Okadaic Acid (OA) and the closely related dinophysistoxins (DTXs) and) are known ser/thr protein phosphatase (PP) inhibitors produced by toxigenic species of Dinophysis and Prorocentrum. Although they have been extensively studied as tumor promoters with specific inhibitory activity towards PP2a, and to a lesser extent PP1, the current understanding of the OA/DTX-binding site(s) is incomplete. Furthermore, little is known with respect to affinity towards other phosphastases.

Pectenotoxins (PTXs) are marine algal toxins produced by species of Dinophysis known to naturally accumulate in shellfish representing a serious human health concern for seafood consumers from many countries around the world. To date, at least 15 different analogues of PTX have been isolated and structurally characterized. Although monitored and regulated in many European countries, there are no regulatory requirements or standards here in the United States. This did not prove to be a problem until 2009 when PTXs were identified for the first time in US seafood (razor clams, mussels, and oysters). Previous studies have shown that the mechanism of action for the parent PTX analogue is via inhibition of actin polymerization. Actin proteins are a major constituent of the cytoskeletal structure and are essential to many cellular processes such as cytokinesis, cell adhesion, cell movement, and intracellular trafficking and support. Inhibition of actin polymerization can result in cell death. Our lab is involved in characterizing the effects of various PTXs on actin polymerization and depolymerization.


Structure of Pectenotoxin-2

Algal Toxin Trophic Transfer studies:

Gulf of Mexico bottlenose dolphins (Tursiops truncates) are top marine predators and can serve as important sentinels of coastal environmental health. In the Sarasota region, the resident dolphin populations have been observed and/or sampled during health assessment studies for last 40 years. Recent findings have shown that these mammals are exposed to various algal toxins such as brevetoxin and domoic acid on a nearly annual basis. Exposure of these toxins appears to be via primary food items such as pigfish, pinfish, mullet, and scaled sardines. Preliminary health parameters suggest that exposed animals may have an elevated immune response.
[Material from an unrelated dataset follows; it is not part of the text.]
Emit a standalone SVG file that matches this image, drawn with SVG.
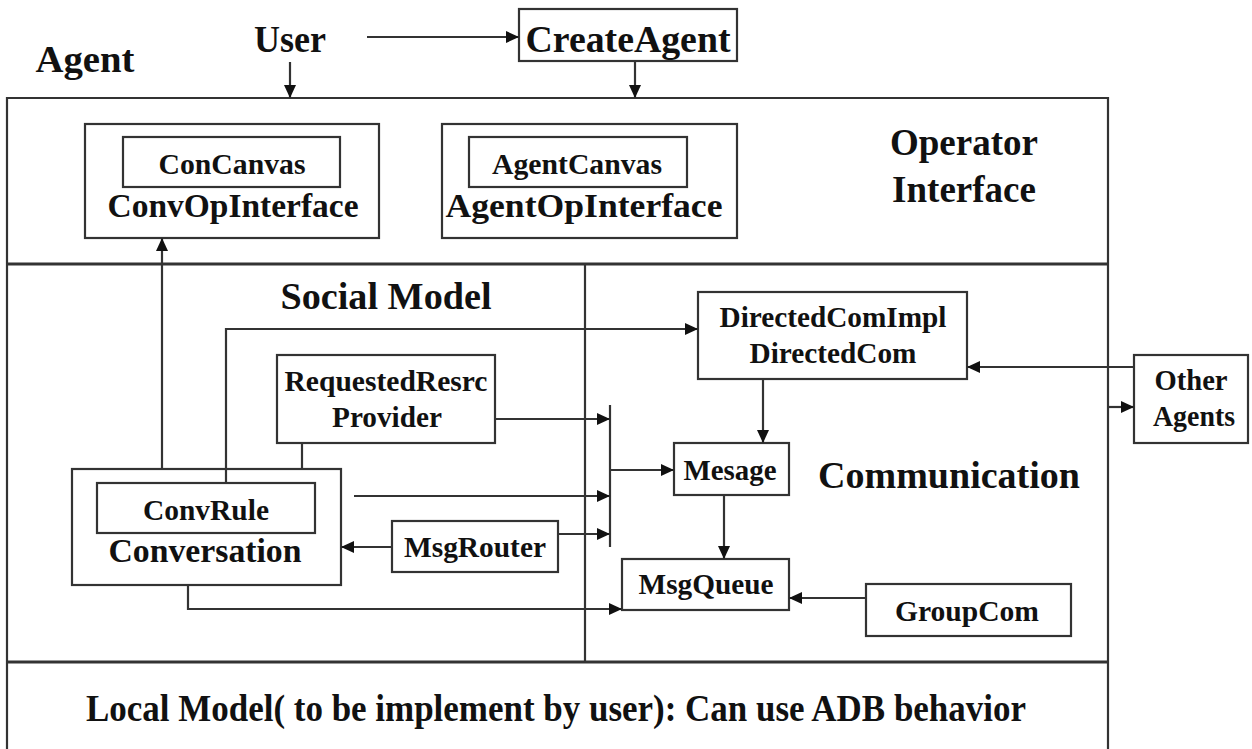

Gulf of Mexico marine mammals such as bottlenose dolphins and manatees are susceptible to periodic unusual mortality events (UMEs).

We have conducted extensive studies investigating algal toxin exposures (brevetoxin, domoic acid) and toxicokinetics (absorption, distribution, metabolism, and elimination) in stranded bottlenose dolphins along the Florida Panhandle and Central West Florida regions. We have recently undertaken studies investigating the exposure and possible trophic transfer of microcystin algal toxins in Lake Erie fish. Of particular relevance due to human consumption patterns include walleye, bass and perch.

Click here to watch a recent PBS broadcast by our colleagues at University of Tennessee and Bowling Green State University discuss Microcystis issues in a small Ohio lake.

Transcriptional Biomarker development:

Working in conjunction with colleagues at the University of Tennesse and the University of Plymouth (UK), we are currently involved in exposure experiments of microcystins and Microcystis to both zebrafish and channel catfish. These studies are focused on developing transcriptional gene expression biomarkers for use as diagnostic and prognostic indicators of exposure and toxicity. These studies are being performed in conjunction with histopathological analyses. Click here to read about this project in a local newspaper.

Emerging Toxigenic HAB events:

In collaboration with NOAA Charleston, the College of Charleston, and the University of Washington, we are currently involved in documenting the presence and toxicity of domoic acid-producing Pseudo-nitzschia species in the biologically productive Benguela Upwelling Zone along the western coast of Africa.